I have a almost 4 yr old female vizsla her name is lillee and a 2 yr old weimer female name codi. Codi likez to chew anything she can get into and lillee chews when she is mad. Both dogs are crate trained very well but lillee still has an issue being seperated from us or codi . I have been putting 
Both in a extra large kennel lillee stopped barking and everything I'm wondering if you guys know of a crate or kennel that interlocks to make likea double kennel or a way to inclose a built in closet as a kennel but can like divide it in half for when I have another young pup


----------



## datacan (May 15, 2011)

Lilly, what a nice name  for a V... Our V's best friend is a GSP named Codi ;D

I am thinking custom made; some sort of an extended dog enclosure.
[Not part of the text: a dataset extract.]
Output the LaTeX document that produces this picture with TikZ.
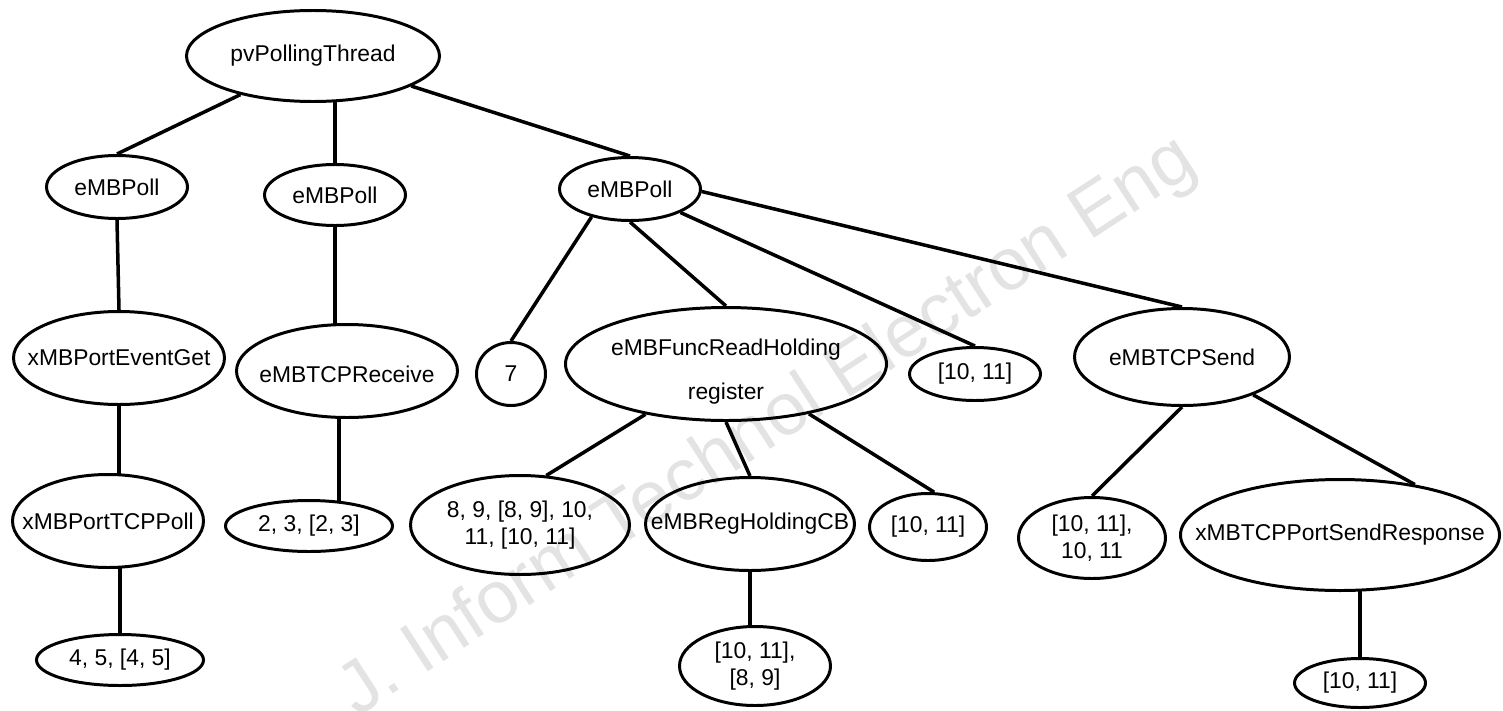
\documentclass[tikz,border=0pt]{standalone}
\usepackage{fontspec}
\setmainfont{Liberation Sans}
\usetikzlibrary{shapes.geometric,backgrounds,calc}
\newcommand\zbox[1]{\makebox[0pt]{#1}}
\begin{document}
\begin{tikzpicture}[x=0.02cm,y=-0.02cm,
  el/.style={ellipse,draw,line width=1.7pt,fill=white,inner sep=0pt,align=center,
    font=\fontsize{13}{15.6}\selectfont},
  sz/.style 2 args={minimum width={#1*0.02cm},minimum height={#2*0.02cm}},
  edge/.style={line width=2pt},
  wmark/.style={rotate=33,font=\fontsize{42}{50}\selectfont,text=black,opacity=0.11}]
\useasboundingbox (0,0) rectangle (1503,710);
% level 0
\node[el,sz={253}{91}] (root) at (313,56) {\zbox{pvPollingThread}};
% level 1
\node[el,sz={141}{63}] (e1) at (117,187) {\zbox{eMBPoll}};
\node[el,sz={141}{61}] (e2) at (335,195) {\zbox{eMBPoll}};
\node[el,sz={141}{63}] (e3) at (630,189) {\zbox{eMBPoll}};
% level 2
\node[el,sz={211}{93}] (pe) at (119,358) {\zbox{xMBPortEventGet}};
\node[el,sz={221}{93}] (rc) at (347,371) {\zbox{\rule{0pt}{13pt}eMBTCPReceive}};
\node[el,sz={69}{63}] (n7) at (511,374) {\zbox{7}};
\node[el,sz={321}{113}] (fr) at (726,364) {\zbox{\rule{0pt}{18pt}eMBFuncReadHolding}\\[9pt]\zbox{register}};
\node[el,sz={131}{53}] (m10) at (975,374) {\zbox{[10, 11]}};
\node[el,sz={215}{97}] (ts) at (1182,357) {\zbox{eMBTCPSend}};
% level 3
\node[el,sz={191}{93}] (tp) at (108,521) {\zbox{xMBPortTCPPoll}};
\node[el,sz={167}{51}] (r23) at (309,526) {\zbox{2, 3, [2, 3]}};
\node[el,sz={219}{99}] (r89) at (520,525) {\zbox{8, 9, [8, 9], 10,}\\\zbox{11, [10, 11]}};
\node[el,sz={209}{93}] (hcb) at (750,524) {\zbox{eMBRegHoldingCB}};
\node[el,sz={117}{67}] (ra) at (928,527) {\zbox{[10, 11]}};
\node[el,sz={147}{81}] (rb) at (1092,538) {\zbox{[10, 11],}\\\zbox{10, 11}};
\node[el,sz={319}{111}] (sr) at (1340,535) {\zbox{xMBTCPPortSendResponse}};
% level 4
\node[el,sz={167}{51}] (r45) at (120,660) {\zbox{4, 5, [4, 5]}};
\node[el,sz={151}{79}] (r1089) at (755,666) {\zbox{[10, 11],}\\\zbox{[8, 9]}};
\node[el,sz={131}{49}] (rc2) at (1360,683) {\zbox{[10, 11]}};
% connectors
\begin{scope}[on background layer]
\draw[edge] (root.208) -- (e1.north);
\draw[edge] (e2.north) -- (e2.north |- root.center);
\draw[edge] (root.343) -- (e3.north);
\draw[edge] (e1.south) -- (pe.north);
\draw[edge] (pe.south) -- (pe.south |- tp.center);
\draw[edge] (r45.north |- tp.center) -- (r45.north);
\draw[edge] (e2.south) -- (e2.south |- rc.center);
\coordinate (rcx) at ($(rc.south)+(-8,0)$);
\draw[edge] (rcx) -- (rcx |- r23.center);
\draw[edge] (e3.216) -- (n7.north);
\draw[edge] (e3.south) -- (fr.north);
\draw[edge] (e3.335) -- (m10.north);
\draw[edge] (e3.358) -- (ts.north);
\draw[edge] (fr.212) -- (r89.62);
\draw[edge] (fr.south) -- (hcb.north);
\draw[edge] (fr.329) -- (ra.80);
\draw[edge] (ts.south) -- (rb.north);
\draw[edge] (ts.332) -- (sr.34);
\draw[edge] (rc2.north |- sr.center) -- (rc2.north);
\draw[edge] (hcb.south) -- (hcb.south |- r1089.center);
\end{scope}
% watermark
\node[wmark] (wm) at (768,428) {J. Inform Technol Electron Eng};
\end{tikzpicture}
\end{document}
Short of running fenced areas in the house, that's all I can come up with.


----------



## 00tjwrangler (Aug 6, 2010)

Thank you and that wat I came up with and I don't want it to look cheesy and but I knoe lattes won't hold up to them 2


----------



## datacan (May 15, 2011)

I was thinking something professional made from 4ft metal fences... :-[ something like a dog run..
http://www.youtube.com/watch?v=85r_tMGP-qQ&feature=fvwp&NR=1 something like this but fitted for indoors?


----------



## 00tjwrangler (Aug 6, 2010)

Thank you. I'm thinking of buying 2 big wire crates and taking out one side on each one and then reconnecting them. If I do that it definitely not gettting moved around to much


----------



## R E McCraith (Nov 24, 2011)

Crates - a great place 2 V - warm in the winter & cool in the summer - a den that is always safe - open door policy - transportation - get the best U can and tied down properly - the ? is - how do I keep the pup out of the crate & off lead !!!!!!!!


----------



## 00tjwrangler (Aug 6, 2010)

Mine only go in when we aren't home and when they do domething bad myweimer goes in just to lay down in hunting season they go in a dog box with a lot of warm blankets and a truck cap over that . Lead wise mine don't go on it they say in tue yard unlesz a rabbit decides to eat in the yard.


----------